Lessons from Volunteering

Lessons from Volunteering

Student derives important life lessons from volunteer experience at the Hebrew Home

Let me tell you about an amazing experience I had through Community Service.  Four years ago, when I first started volunteering at the Hebrew Home, I had trouble relating to the elderly people with whom I was working with because many of them were confined to wheelchairs and were unable to speak.  That's why Sarah R, a resident on the fifth floor, instantly became my favorite person to work with.  She could walk, talk, crack jokes, and even sing a few Hebrew songs if you asked politely.

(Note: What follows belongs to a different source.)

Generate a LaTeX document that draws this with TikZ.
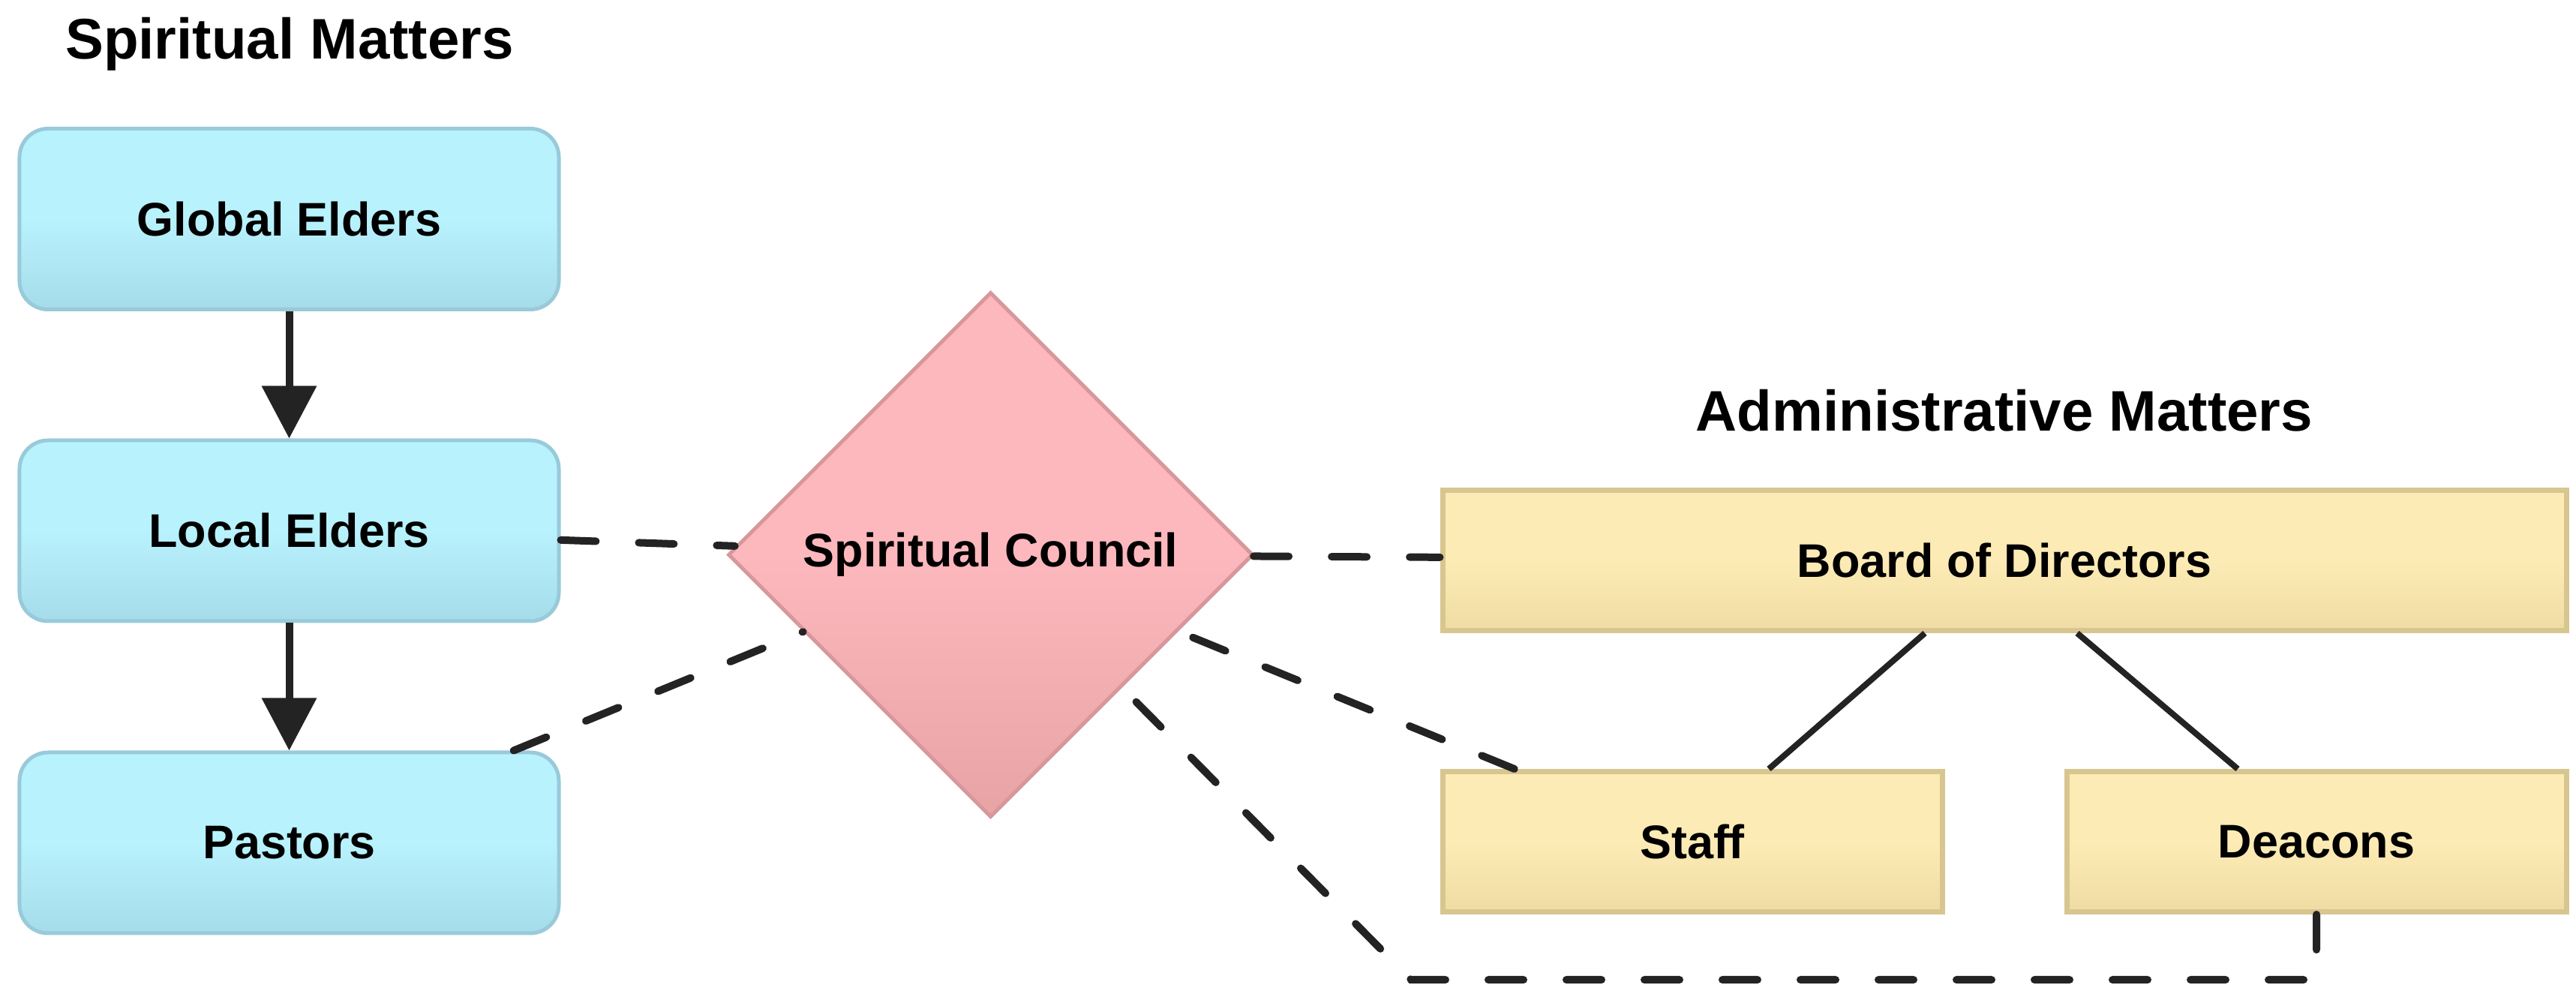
\documentclass[tikz,border=0pt]{standalone}
\usepackage{fontspec}
\setmainfont{Liberation Sans}
\usetikzlibrary{shapes.geometric,arrows.meta}

\definecolor{eldertop}{HTML}{B8F2FD}
\definecolor{elderbot}{HTML}{A6DCEA}
\definecolor{elderline}{HTML}{98CADA}
\definecolor{counciltop}{HTML}{FCB8BD}
\definecolor{councilbot}{HTML}{E8A3A5}
\definecolor{councilline}{HTML}{D8979A}
\definecolor{admintop}{HTML}{FDEBB5}
\definecolor{adminbot}{HTML}{EFDCA4}
\definecolor{adminline}{HTML}{D8C690}
\definecolor{linkgray}{HTML}{232323}

\tikzset{
  boxfont/.style={font=\bfseries\fontsize{17.9}{21}\selectfont},
  heading/.style={font=\bfseries\fontsize{21.7}{26}\selectfont, anchor=base},
  spiritbox/.style={boxfont, draw=elderline, line width=0.05cm, rounded corners=0.38cm,
    top color=eldertop, bottom color=elderbot, middle color=eldertop,
    minimum width=7.19cm, minimum height=2.41cm},
  councilshape/.style={boxfont, diamond, aspect=1, draw=councilline, line width=0.05cm,
    top color=counciltop, bottom color=councilbot, middle color=counciltop,
    minimum size=7cm, inner sep=0pt},
  adminbox/.style={boxfont, draw=adminline, line width=0.07cm,
    top color=admintop, bottom color=adminbot, middle color=admintop, minimum height=1.87cm},
  arrowlink/.style={draw=linkgray, line width=0.1cm, -{Triangle[width=0.71cm,length=0.7cm]}},
  dashlink/.style={draw=linkgray, line width=0.1cm, line cap=round, dash pattern=on 0.47cm off 0.57cm},
  treelink/.style={draw=linkgray, line width=0.08cm}
}

\begin{document}
\begin{tikzpicture}
  \useasboundingbox (0,0) rectangle (34.34,13.13);

  % spiritual side
  \node[heading] (spirit) at (3.86,12.34) {Spiritual Matters};
  \node[spiritbox] (global) at (3.855,10.21) {Global Elders};
  \node[spiritbox] (local) at (3.855,6.055) {Local Elders};
  \node[spiritbox] (pastors) at (3.855,1.895) {Pastors};

  \node[councilshape] (council) at (13.205,5.735) {Spiritual Council};

  % administrative side
  \node[heading] (admin) at (26.72,7.38) {Administrative Matters};
  \node[adminbox, minimum width=14.98cm] (board) at (26.72,5.66) {Board of Directors};
  \node[adminbox, minimum width=6.66cm] (staff) at (22.56,1.91) {Staff};
  \node[adminbox, minimum width=6.66cm] (deacons) at (30.88,1.91) {Deacons};

  \coordinate (bend) at (18.81,0.07);

  \draw[arrowlink] (global) -- (local);
  \draw[arrowlink] (local) -- (pastors);

  \draw[treelink] ([xshift=-1.06cm]board.south) -- ([xshift=1.02cm]staff.north);
  \draw[treelink] ([xshift=0.97cm]board.south) -- ([xshift=-1.05cm]deacons.north);

  \draw[dashlink] (local) -- (council);
  \draw[dashlink] (pastors) -- (council);
  \draw[dashlink] (council) -- (board);
  \draw[dashlink] (staff) -- (council);
  \draw[dashlink] (deacons) -- (bend -| deacons) -- (bend) -- (council);
\end{tikzpicture}
\end{document}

My first impression of this woman was that she looked and acted like my late great grandmother whom I had known for only eight years of my life.  I remember calling my grandmother as soon as I left the Hebrew Home on my first day and saying, "you'll never believe it but I am working with a woman who reminds me exactly of Grandma Sara."  Yes, you heard it correctly, my great grandmother's name was Sarah too.   In fact, her last name was Tunick, which sounds eerily close to the resident’s last name. .  When I noticed this similarity, I just knew that Sarah R. was something special. 

I set aside hours out of my day to spend time with her talking about her family and her upbringing.  She mostly bragged about her family and how much she loved them, which made me realize how important my own family is to me.  I felt as if I was getting a second chance to spend time with my great grandmother whom I never really got to know that well.  In fact, Sarah was the reason I kept going back every week.  It is because of her that I fell in love with community service and helping those who are in need.  She demonstrated to me how ironic it is that, many times, the volunteers can benefit just as much, if not more, from the people whom they are helping. 

Unfortunately, Sarah got sick about six weeks ago.  I could immediately tell from her actions that something was wrong.  One Saturday, after I had taken Sarah back up to her room from Shabbat Services, I asked the Rabbi if he would notify me if anything serious were to happen to her that next week.  Low and behold, she passed away that Tuesday.  I made a point of attending her Shiva (held at her son's house) and letting her family know how much she meant to me.  They were very kind to me and I could tell how much she meant to them too. 

Thinking back, I realize how blessed I am to have her as a part of my life. I know that I will continue serving others because she has inspired me to.  I also know that going back to the Hebrew Home will never be the same without her.  Even though the time I got to spend with her was brief, she made a significant impact on me that will last a lifetime.